What the task asks >> Below are some records. Count the lines with "this" in them and give nothing but the total.

Extracted information >>
^^^^^^^^^^^^^^^^

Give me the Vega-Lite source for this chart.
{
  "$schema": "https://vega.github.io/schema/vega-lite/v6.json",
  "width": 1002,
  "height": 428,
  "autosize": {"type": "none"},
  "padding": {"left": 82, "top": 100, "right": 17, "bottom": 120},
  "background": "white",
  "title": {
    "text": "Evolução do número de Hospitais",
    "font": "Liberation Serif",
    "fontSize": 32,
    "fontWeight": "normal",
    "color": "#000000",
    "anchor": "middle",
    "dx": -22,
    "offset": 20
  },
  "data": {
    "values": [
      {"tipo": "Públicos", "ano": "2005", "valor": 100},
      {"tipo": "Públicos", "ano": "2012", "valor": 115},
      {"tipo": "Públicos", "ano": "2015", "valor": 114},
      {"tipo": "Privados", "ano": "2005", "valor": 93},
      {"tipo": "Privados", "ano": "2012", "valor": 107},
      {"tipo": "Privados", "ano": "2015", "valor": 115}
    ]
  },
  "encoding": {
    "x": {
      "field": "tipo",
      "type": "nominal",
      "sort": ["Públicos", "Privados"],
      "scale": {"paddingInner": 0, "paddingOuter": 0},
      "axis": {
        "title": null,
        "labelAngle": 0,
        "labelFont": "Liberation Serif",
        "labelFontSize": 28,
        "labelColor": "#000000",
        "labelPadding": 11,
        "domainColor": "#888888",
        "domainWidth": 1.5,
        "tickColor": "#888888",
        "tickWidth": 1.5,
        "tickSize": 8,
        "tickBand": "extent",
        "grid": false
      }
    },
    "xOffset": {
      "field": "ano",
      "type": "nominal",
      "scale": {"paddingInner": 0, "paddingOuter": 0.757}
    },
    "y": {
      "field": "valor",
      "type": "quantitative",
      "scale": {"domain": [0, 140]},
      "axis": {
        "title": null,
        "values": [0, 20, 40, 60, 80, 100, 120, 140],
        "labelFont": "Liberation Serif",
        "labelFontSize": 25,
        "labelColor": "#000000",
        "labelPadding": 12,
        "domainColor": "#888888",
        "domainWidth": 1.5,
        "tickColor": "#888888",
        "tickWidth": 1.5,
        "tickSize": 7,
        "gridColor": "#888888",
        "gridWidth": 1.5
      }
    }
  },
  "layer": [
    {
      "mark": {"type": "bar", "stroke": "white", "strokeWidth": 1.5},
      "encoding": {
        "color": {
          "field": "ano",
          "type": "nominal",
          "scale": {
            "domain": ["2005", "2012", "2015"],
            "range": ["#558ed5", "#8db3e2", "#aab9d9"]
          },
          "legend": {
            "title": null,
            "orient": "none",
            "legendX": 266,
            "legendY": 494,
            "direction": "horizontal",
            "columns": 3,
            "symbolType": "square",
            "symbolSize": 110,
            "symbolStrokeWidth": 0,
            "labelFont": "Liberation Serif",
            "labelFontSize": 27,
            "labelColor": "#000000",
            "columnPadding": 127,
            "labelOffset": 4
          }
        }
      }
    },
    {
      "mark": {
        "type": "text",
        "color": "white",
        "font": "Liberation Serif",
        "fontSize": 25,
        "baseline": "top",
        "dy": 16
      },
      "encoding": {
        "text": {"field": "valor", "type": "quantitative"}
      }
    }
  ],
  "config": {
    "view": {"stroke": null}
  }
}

^^^^^^^^^^^^^^^^

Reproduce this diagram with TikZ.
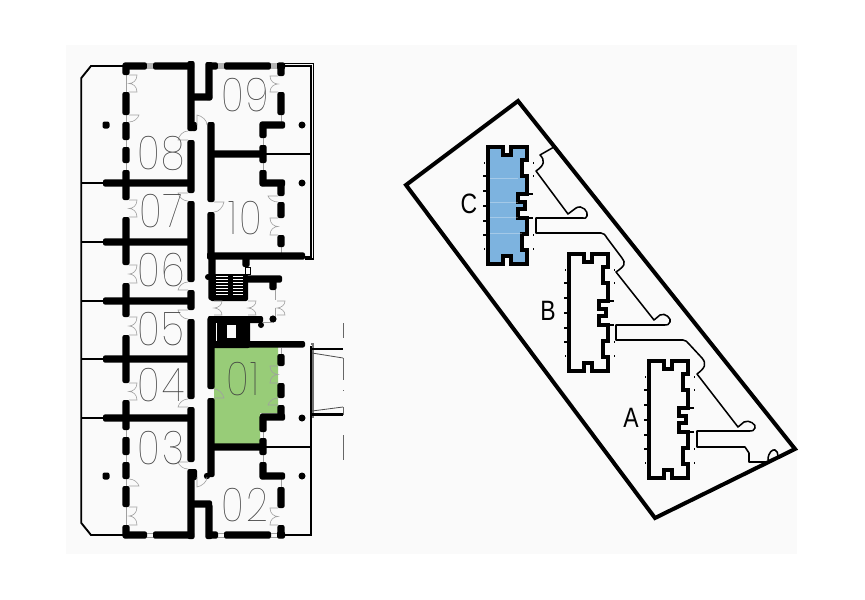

^^^^^^^^^^^^^^^^

Task solution >> 2